WHAT YOU HAVE TO DO → Retype, please, the listing from its opening line through the line that contains "7.08e8, 8.51e8, 1e9];", both included, without the pictures.

DATA EXCERPT →
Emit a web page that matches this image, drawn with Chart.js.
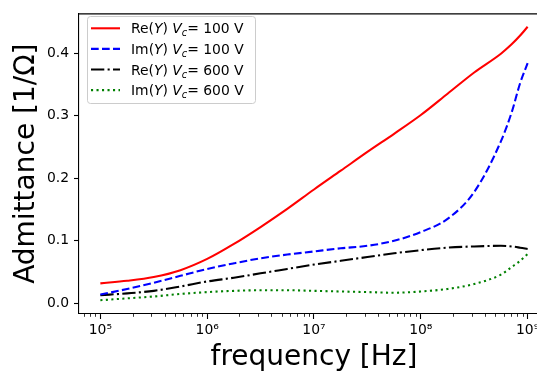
<!DOCTYPE html>
<html>
<head>
<meta charset="utf-8">
<title>Admittance vs frequency</title>
<script src="https://cdn.jsdelivr.net/npm/chart.js@4.4.1/dist/chart.umd.min.js"></script>
<style>
  html, body { margin: 0; padding: 0; background: #fff; overflow: hidden; }
  #wrap { position: relative; width: 560px; height: 371px; }
</style>
</head>
<body>
<div id="wrap"><canvas id="admChart"></canvas></div>
<script>
// sweep frequencies [Hz]
const frequencies = [1e5, 1.78e5, 3.16e5, 5.62e5, 1e6, 1.78e6, 3.16e6, 5.62e6, 1e7,
    1.78e7, 3.16e7, 5.62e7, 1e8, 1.78e8, 3.16e8, 5.62e8, 7.08e8, 8.51e8, 1e9];

// admittance [1/Ohm] for the two control voltages
const reY100 = [0.032, 0.036, 0.042, 0.053, 0.071, 0.095, 0.122, 0.151, 0.182,
    0.212, 0.242, 0.271, 0.301, 0.335, 0.369, 0.399, 0.414, 0.428, 0.442];
const imY100 = [0.014, 0.023, 0.033, 0.044, 0.055, 0.064, 0.072, 0.078, 0.083,
    0.088, 0.092, 0.100, 0.114, 0.135, 0.178, 0.259, 0.305, 0.352, 0.384];
const reY600 = [0.013, 0.016, 0.020, 0.027, 0.035, 0.041, 0.048, 0.055, 0.062,
    0.068, 0.074, 0.080, 0.085, 0.089, 0.091, 0.092, 0.091, 0.089, 0.087];
const imY600 = [0.005, 0.008, 0.011, 0.015, 0.018, 0.020, 0.021, 0.021, 0.020,
    0.019, 0.018, 0.017, 0.019, 0.023, 0.031, 0.046, 0.058, 0.068, 0.079];

const partNames = ['Re', 'Im', 'Re', 'Im'];
const voltages = [100, 100, 600, 600];

const xTickValues = [1e5, 1e6, 1e7, 1e8, 1e9];
const xTickLabels = ['10\u2075', '10\u2076', '10\u2077', '10\u2078', '10\u2079'];
const yTickValues = [0, 0.1, 0.2, 0.3, 0.4];
const yTickLabels = ['0.0', '0.1', '0.2', '0.3', '0.4'];

const FAMILY = '"DejaVu Sans", sans-serif';
const LW = 2.08;

function toPoints(values) {
    return frequencies.map((f, i) => ({ x: f, y: values[i] }));
}

// major decades plus 2..9 minor ticks inside the axis range
function buildLogTicks(min, max) {
    const ticks = xTickValues.map(v => ({ value: v, isMajor: true }));
    for (let e = 4; e <= 9; e++) {
        for (let m = 2; m <= 9; m++) {
            const v = m * Math.pow(10, e);
            if (v >= min && v <= max) ticks.push({ value: v, isMajor: false });
        }
    }
    return ticks.sort((a, b) => a.value - b.value);
}

// legend label with italic Y / V and subscript c
function drawMathLabel(ctx, x, y, part, volt) {
    const size = 13.9;
    const pieces = [
        [part + '(', '', 0, 1],
        ['Y', 'italic ', 0, 1],
        [') ', '', 0, 1],
        ['V', 'italic ', 0, 1],
        ['c', 'italic ', 3, 0.7],
        ['= ' + volt + ' V', '', 0, 1]
    ];
    ctx.fillStyle = '#000';
    ctx.textBaseline = 'alphabetic';
    ctx.textAlign = 'left';
    pieces.forEach(([txt, style, shift, scale]) => {
        ctx.font = style + (size * scale).toFixed(1) + 'px ' + FAMILY;
        ctx.fillText(txt, x, y + shift);
        x += ctx.measureText(txt).width;
    });
}

const framePlugin = {
    id: 'frame',
    afterDraw(chart) {
        const { ctx, chartArea: a } = chart;
        const xs = chart.scales.x;
        ctx.save();
        // top and right spines
        ctx.strokeStyle = '#000';
        ctx.lineWidth = 1.1;
        ctx.beginPath();
        ctx.moveTo(a.left, a.top + 0.5);
        ctx.lineTo(a.right, a.top + 0.5);
        ctx.lineTo(a.right, a.bottom);
        ctx.stroke();

        // minor ticks on the log axis
        ctx.lineWidth = 0.8;
        xs.ticks.forEach(t => {
            if (t.isMajor) return;
            const px = Math.round(xs.getPixelForValue(t.value)) + 0.5;
            ctx.beginPath();
            ctx.moveTo(px, a.bottom);
            ctx.lineTo(px, a.bottom + 2.8);
            ctx.stroke();
        });

        // legend
        ctx.beginPath();
        ctx.roundRect(87.5, 16.5, 168, 87, 3);
        ctx.fillStyle = 'rgba(255,255,255,0.8)';
        ctx.fill();
        ctx.strokeStyle = '#cccccc';
        ctx.lineWidth = 1;
        ctx.stroke();
        chart.data.datasets.forEach((ds, i) => {
            const y = 28.3 + i * 20.6;
            ctx.beginPath();
            ctx.setLineDash(ds.borderDash || []);
            ctx.strokeStyle = ds.borderColor;
            ctx.lineWidth = ds.borderWidth;
            ctx.moveTo(91, y);
            ctx.lineTo(120, y);
            ctx.stroke();
            ctx.setLineDash([]);
            drawMathLabel(ctx, 131, y + 5, partNames[i], voltages[i]);
        });
        ctx.restore();
    }
};

const series = [
    { values: reY100, color: '#ff0000', dash: [] },
    { values: imY100, color: '#0000ff', dash: [7.7, 3.3] },
    { values: reY600, color: '#000000', dash: [13.3, 3.3, 2.1, 3.3] },
    { values: imY600, color: '#008000', dash: [2.1, 3.4] }
];

new Chart(document.getElementById('admChart'), {
    type: 'line',
    data: {
        datasets: series.map((s, i) => ({
            label: partNames[i] + '(Y) Vc= ' + voltages[i] + ' V',
            data: toPoints(s.values),
            borderColor: s.color,
            borderDash: s.dash,
            borderWidth: LW,
            borderCapStyle: 'butt',
            cubicInterpolationMode: 'monotone',
            pointRadius: 0,
            fill: false
        }))
    },
    options: {
        responsive: true,
        maintainAspectRatio: false,
        animation: false,
        layout: { padding: { left: 0, top: 9, right: 11, bottom: 0 } },
        plugins: { legend: { display: false }, tooltip: { enabled: false } },
        scales: {
            x: {
                type: 'logarithmic',
                min: 6.31e4,
                max: 1.585e9,
                afterBuildTicks: scale => { scale.ticks = buildLogTicks(scale.min, scale.max); },
                afterFit: scale => { scale.height = 57; },
                ticks: {
                    autoSkip: false,
                    maxRotation: 0,
                    minRotation: 0,
                    padding: 3,
                    color: '#000',
                    font: { family: FAMILY, size: 13.9 },
                    callback: v => {
                        const i = xTickValues.indexOf(v);
                        return i >= 0 ? xTickLabels[i] : '';
                    }
                },
                grid: {
                    drawOnChartArea: false,
                    drawTicks: true,
                    tickLength: 5,
                    tickWidth: 1.1,
                    tickColor: c => (c.tick && c.tick.isMajor) ? '#000' : 'rgba(0,0,0,0)'
                },
                border: { display: true, color: '#000', width: 1.1 },
                title: {
                    display: true,
                    text: 'frequency [Hz]',
                    color: '#000',
                    font: { family: FAMILY, size: 28, lineHeight: 1 },
                    padding: { top: 0, bottom: -1 }
                }
            },
            y: {
                min: -0.017,
                max: 0.4635,
                afterBuildTicks: scale => { scale.ticks = yTickValues.map(v => ({ value: v })); },
                afterFit: scale => { scale.width = 79; },
                ticks: {
                    padding: 5,
                    color: '#000',
                    font: { family: FAMILY, size: 13.9 },
                    callback: v => yTickLabels[yTickValues.indexOf(v)]
                },
                grid: {
                    drawOnChartArea: false,
                    drawTicks: true,
                    tickLength: 5,
                    tickWidth: 1.1,
                    tickColor: '#000'
                },
                border: { display: true, color: '#000', width: 1.1 },
                title: {
                    display: true,
                    text: 'Admittance [1/Ω]',
                    color: '#000',
                    font: { family: FAMILY, size: 28, lineHeight: 1 },
                    padding: { top: 13, bottom: 0 }
                }
            }
        }
    },
    plugins: [framePlugin]
});
</script>
</body>
</html>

EXERCISE SOLUTION →
Emit a web page that matches this image, drawn with Chart.js.
<!DOCTYPE html>
<html>
<head>
<meta charset="utf-8">
<title>Admittance vs frequency</title>
<script src="https://cdn.jsdelivr.net/npm/chart.js@4.4.1/dist/chart.umd.min.js"></script>
<style>
  html, body { margin: 0; padding: 0; background: #fff; overflow: hidden; }
  #wrap { position: relative; width: 560px; height: 371px; }
</style>
</head>
<body>
<div id="wrap"><canvas id="admChart"></canvas></div>
<script>
// sweep frequencies [Hz]
const frequencies = [1e5, 1.78e5, 3.16e5, 5.62e5, 1e6, 1.78e6, 3.16e6, 5.62e6, 1e7,
    1.78e7, 3.16e7, 5.62e7, 1e8, 1.78e8, 3.16e8, 5.62e8, 7.08e8, 8.51e8, 1e9];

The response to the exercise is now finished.